I believe in shopping the sale rack.
I don’t know how I first began this practice, but I do know that I haven’t paid retail in a good two years. It makes me uncomfortable.
I like the things on sale better. The things on sale are like the awkward kids, sitting at a table off to the side during lunch. They’re not the easiest kids to like. You don’t always see them at parties and they don’t fit perfectly, but they’re still pretty cool. I like to think it takes a little bit of gumption to buy the clothes society has dictated are worth 25% less than all the others. It’s like a challenge: to be creative, to pull off the color, to feel good about yourself, to make it work. A challenge to show people that behind the awkward pocket or green that’s just a little too grassy there is a somebody – a creative somebody – who gives things a second chance. It’s nice to think that a store is composed of merchandise waiting to be taken home, to live and to be loved. I think we all start out like that. Every week or so more shipments come and go, but a few things are still on the shelf, untouched, unwanted, unreasonably priced. So I want to think that when one of these red sticker-marked items gets touched by my hands, or put on my body, they are really happy. They feel wanted. They feel loved. That’s what I try to imagine.
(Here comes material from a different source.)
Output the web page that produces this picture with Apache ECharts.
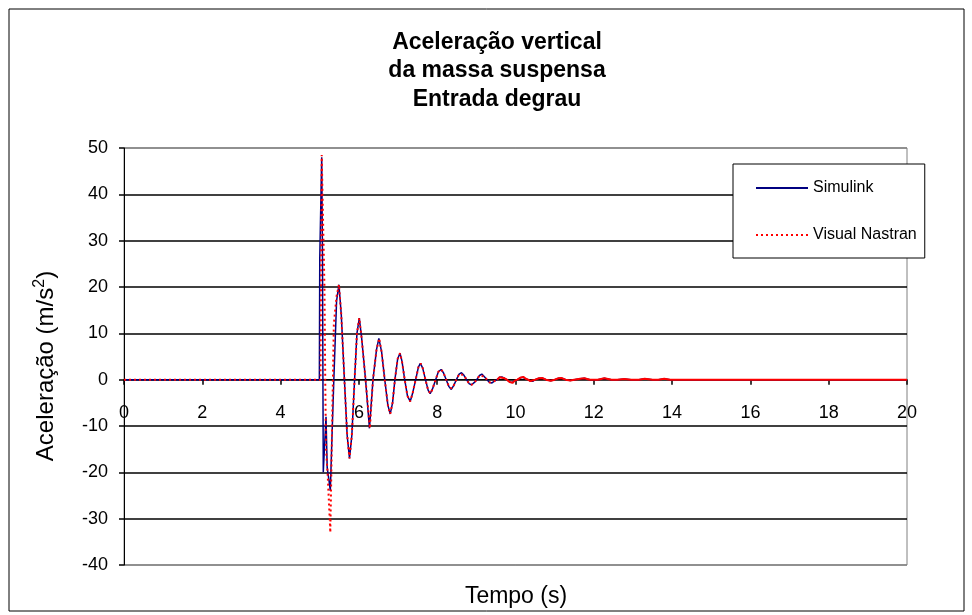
<!DOCTYPE html>
<html>
<head>
<meta charset="utf-8">
<script src="https://cdn.jsdelivr.net/npm/echarts@6/dist/echarts.min.js"></script>
<style>
  html, body { margin: 0; padding: 0; background: #fff; }
  #main { width: 972px; height: 615px; }
</style>
</head>
<body>
<div id="main"></div>
<script>
// tempo (s) e aceleração (m/s2)
var simT = [0, 4.99, 5.00, 5.03, 5.05, 5.07, 5.09, 5.13, 5.16, 5.19, 5.24, 5.27, 5.31, 5.36, 5.43, 5.49,
    5.55, 5.63, 5.70, 5.76, 5.82, 5.89, 5.95, 6.01, 6.07, 6.17, 6.27, 6.36, 6.45, 6.51, 6.58, 6.66,
    6.74, 6.80, 6.86, 6.92, 6.99, 7.05, 7.10, 7.17, 7.24, 7.31, 7.37, 7.45, 7.52, 7.57, 7.63, 7.70,
    7.77, 7.82, 7.88, 7.96, 8.03, 8.10, 8.16, 8.23, 8.30, 8.36, 8.42, 8.49, 8.56, 8.62, 8.68, 8.75,
    8.82, 8.88, 8.95, 9.01, 9.08, 9.14, 9.20, 9.27, 9.34, 9.40, 9.46, 9.53, 9.59, 9.65, 9.72, 9.78,
    9.85, 9.92, 9.98, 10.05, 10.12, 10.19, 10.26, 10.32, 10.38, 10.44, 10.50, 10.60, 10.68, 10.78,
    10.90, 11.00, 11.10, 11.17, 11.28, 11.40, 11.50, 11.65, 11.76, 11.90, 12.10, 12.27, 12.45, 12.60,
    12.78, 12.95, 13.15, 13.30, 13.50, 13.65, 13.80, 13.95, 20];
var simV = [0, 0, 26, 26, 48, 26, -20, -20, -8, -19, -22, -24, -13, 0, 17, 20.5,
    14, 0, -12, -17, -12, 0, 10, 13.3, 9, 0, -10.5, 0, 6.5, 8.9, 6, 0,
    -5.5, -7.4, -5, 0, 4.5, 5.7, 4, 0, -3.5, -4.7, -3, 0, 2.7, 3.5, 2.5, 0,
    -2.3, -3, -2, 0, 1.7, 2.2, 1.5, 0, -1.5, -2.1, -1.3, 0, 1.2, 1.5, 1, 0,
    -0.9, -1.1, -0.6, 0, 0.9, 1.2, 0.7, 0, -0.6, -0.7, -0.3, 0, 0.5, 0.6, 0.3, 0,
    -0.5, -0.6, -0.2, 0, 0.4, 0.5, 0.2, 0, -0.3, -0.35, 0, 0.3, 0.35, 0,
    -0.25, 0, 0.3, 0.35, 0, -0.2, 0, 0.2, 0.3, 0, 0, 0.3, 0, 0,
    0.15, 0, 0, 0.2, 0, 0, 0.2, 0, 0];

var nasT = [0, 5.02, 5.05, 5.12, 5.14, 5.16, 5.20, 5.27, 5.31, 5.36, 5.43, 5.49,
    5.55, 5.63, 5.70, 5.76, 5.82, 5.89, 5.95, 6.01, 6.07, 6.17, 6.28, 6.36, 6.45, 6.52, 6.58, 6.66,
    6.74, 6.80, 6.86, 6.92, 6.99, 7.05, 7.10, 7.17, 7.24, 7.31, 7.37, 7.45, 7.52, 7.58, 7.63, 7.70,
    7.77, 7.83, 7.88, 7.96, 8.03, 8.10, 8.16, 8.23, 8.30, 8.37, 8.42, 8.49, 8.56, 8.61, 8.68, 8.75,
    8.82, 8.88, 8.95, 9.01, 9.08, 9.12, 9.20, 9.27, 9.34, 9.38, 9.46, 9.53, 9.59, 9.63, 9.72, 9.78,
    9.85, 9.93, 9.98, 10.05, 10.12, 10.20, 10.26, 10.32, 10.38, 10.43, 10.50, 10.60, 10.68, 10.78,
    10.90, 11.00, 11.10, 11.17, 11.28, 11.40, 11.50, 11.65, 11.76, 11.90, 12.10, 12.27, 12.45, 12.60,
    12.78, 12.95, 13.15, 13.30, 13.50, 13.65, 13.80, 13.95, 20];
var nasV = [0, 0, 48.5, 20, 0, -15, -20, -33, -13, 12, 18, 20.5,
    14, 0, -12, -17, -12, 0, 10, 13.3, 9, 0, -10.5, 0, 6.5, 8.9, 6, 0,
    -5.5, -7.4, -5, 0, 4.5, 5.7, 4, 0, -3.5, -4.7, -3, 0, 2.7, 3.5, 2.5, 0,
    -2.3, -3, -2, 0, 1.7, 2.2, 1.5, 0, -1.5, -1.9, -1.3, 0, 1.2, 1.5, 1, 0,
    -0.9, -1.1, -0.6, 0, 0.9, 1.2, 0.7, 0, -0.6, -0.8, -0.3, 0, 0.5, 0.65, 0.3, 0,
    -0.5, -0.7, -0.2, 0, 0.4, 0.6, 0.2, 0, -0.3, -0.4, 0, 0.3, 0.35, 0,
    -0.25, 0, 0.3, 0.35, 0, -0.2, 0, 0.2, 0.3, 0, 0, 0.3, 0, 0,
    0.15, 0, 0, 0.2, 0, 0, 0.2, 0, 0];

var titleLines = ['Aceleração vertical', 'da massa suspensa', 'Entrada degrau'];
var seriesNames = ['Simulink', 'Visual Nastran'];
var yTicks = [-40, -30, -20, -10, 0, 10, 20, 30, 40, 50];

var FONT = '"Liberation Sans", Arial, sans-serif';

function pares(t, v) {
    var out = [];
    for (var i = 0; i < t.length; i++) {
        out.push([t[i], v[i]]);
    }
    return out;
}

var simData = pares(simT, simV);
var nasData = pares(nasT, nasV);
// no Excel a linha pontilhada fica cheia onde os pontos são densos (cauda)
var nasPont = nasData.filter(function(p) { return p[0] <= 9.53; });
var nasCheia = nasData.filter(function(p) { return p[0] >= 9.53; });

// grades: bordas (min/max) cinza, internas pretas
var gridColors = yTicks.map(function(v, i) {
    return (i === 0 || i === yTicks.length - 1) ? '#808080' : '#000';
});

var gridTop = 148, gridBottom = 50, chartH = 615;
var yMin = yTicks[0], yMax = yTicks[yTicks.length - 1];
// eixo x cruza em y = 0: desloca a partir da borda inferior do grid
var plotH = chartH - gridTop - gridBottom;
var xAxisOffset = -plotH * (0 - yMin) / (yMax - yMin);

var myChart = echarts.init(document.getElementById('main'));
var option = {
    animation: false,
    backgroundColor: '#fff',
    graphic: [
        {
            type: 'rect',
            silent: true,
            shape: { x: 9, y: 9, width: 955, height: 602 },
            style: { fill: 'none', stroke: '#000', lineWidth: 1 }
        },
        {
            type: 'text',
            x: 497,
            y: 28,
            style: {
                text: titleLines.join('\n'),
                align: 'center',
                verticalAlign: 'top',
                fontSize: 23,
                fontWeight: 'bold',
                fontFamily: FONT,
                lineHeight: 28.5,
                fill: '#000'
            }
        },
        {
            type: 'text',
            x: 46,
            y: 366,
            rotation: Math.PI / 2,
            style: {
                text: 'Aceleração (m/s{sup|2})',
                align: 'center',
                verticalAlign: 'middle',
                fontSize: 24,
                fontFamily: FONT,
                fill: '#000',
                rich: {
                    sup: { fontSize: 16, fontFamily: FONT, fill: '#000', padding: [0, 0, 13, 0] }
                }
            }
        },
        {
            type: 'text',
            x: 516,
            y: 597,
            style: {
                text: 'Tempo (s)',
                align: 'center',
                verticalAlign: 'middle',
                fontSize: 23,
                fontFamily: FONT,
                fill: '#000'
            }
        }
    ],
    legend: {
        data: seriesNames,
        orient: 'vertical',
        left: 733,
        top: 164,
        itemWidth: 52,
        itemHeight: 14,
        itemGap: 27,
        padding: [14, 8, 13, 22],
        borderColor: '#000',
        borderWidth: 1,
        backgroundColor: '#fff',
        itemStyle: { opacity: 0 },
        textStyle: { color: '#000', fontSize: 16, fontFamily: FONT, lineHeight: 20 }
    },
    grid: {
        left: 124,
        right: 65,
        top: gridTop,
        bottom: gridBottom,
        outerBoundsMode: 'none',
        containLabel: false,
        show: true,
        borderColor: '#808080',
        borderWidth: 1
    },
    xAxis: {
        type: 'value',
        position: 'bottom',
        offset: xAxisOffset,
        min: 0,
        max: 20,
        interval: 2,
        axisLine: { onZero: false, lineStyle: { color: '#000', width: 1 } },
        axisTick: { inside: false, length: 5, lineStyle: { color: '#000', width: 1.5 } },
        axisLabel: { margin: 24, color: '#000', fontSize: 18, fontFamily: FONT },
        splitLine: { show: false }
    },
    yAxis: {
        type: 'value',
        min: yMin,
        max: yMax,
        interval: 10,
        axisLine: { show: true, lineStyle: { color: '#000', width: 1 } },
        axisTick: { show: true, inside: false, length: 5, lineStyle: { color: '#000', width: 1.5 } },
        axisLabel: { margin: 16, color: '#000', fontSize: 18, fontFamily: FONT },
        splitLine: { show: true, lineStyle: { color: gridColors, width: 1.5 } }
    },
    series: [
        {
            name: seriesNames[0],
            type: 'line',
            data: simData,
            symbol: 'none',
            lineStyle: { color: '#000080', width: 1.5 },
            itemStyle: { color: '#000080' },
            z: 2
        },
        {
            name: seriesNames[1],
            type: 'line',
            data: nasPont,
            symbol: 'none',
            lineStyle: { color: '#ff0000', width: 2, type: [2, 3] },
            itemStyle: { color: '#ff0000' },
            z: 3
        },
        {
            name: seriesNames[1],
            type: 'line',
            data: nasCheia,
            symbol: 'none',
            lineStyle: { color: '#ff0000', width: 2 },
            itemStyle: { color: '#ff0000' },
            z: 3
        }
    ]
};
myChart.setOption(option);
</script>
</body>
</html>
Love is funny. It feels sometimes like we’re being manufactured for it. Why do we shop at all if not to do our best, to look our best, to feel our best, so as to attract the perfect mate? Everyone on Earth is waiting for love, or else wallowing in it. I waited a long time. Granted, I’m not the best bargain. I can be demanding and depressive. I push people away, I’m proud. I’m imperfect. And I’m awkward.
So imagine my surprise when somebody came and took me into their world and, more than that, wore me and made me work. I know, especially when you’re young, you outgrow things, so I’m not expecting to be kept forever. I’ll probably get donated or loaned or left alone somewhere, but I’ll always know the feeling of having belonged to someone.
All of us leave things on the shelf: stories we aren’t proud of, friendships we’ve neglected, and feelings we’ve repressed. It’s not always easy or even possible to see the potential in something. But to pick something up, try it on, and try to make it work, is the greatest thing you can ever do. To make something work, you have to really want it. And everybody in the world wants to be wanted. I believe in giving everyone a chance to feel that way. I believe there’s enough love in the world for all of us. I believe in shopping the sale rack.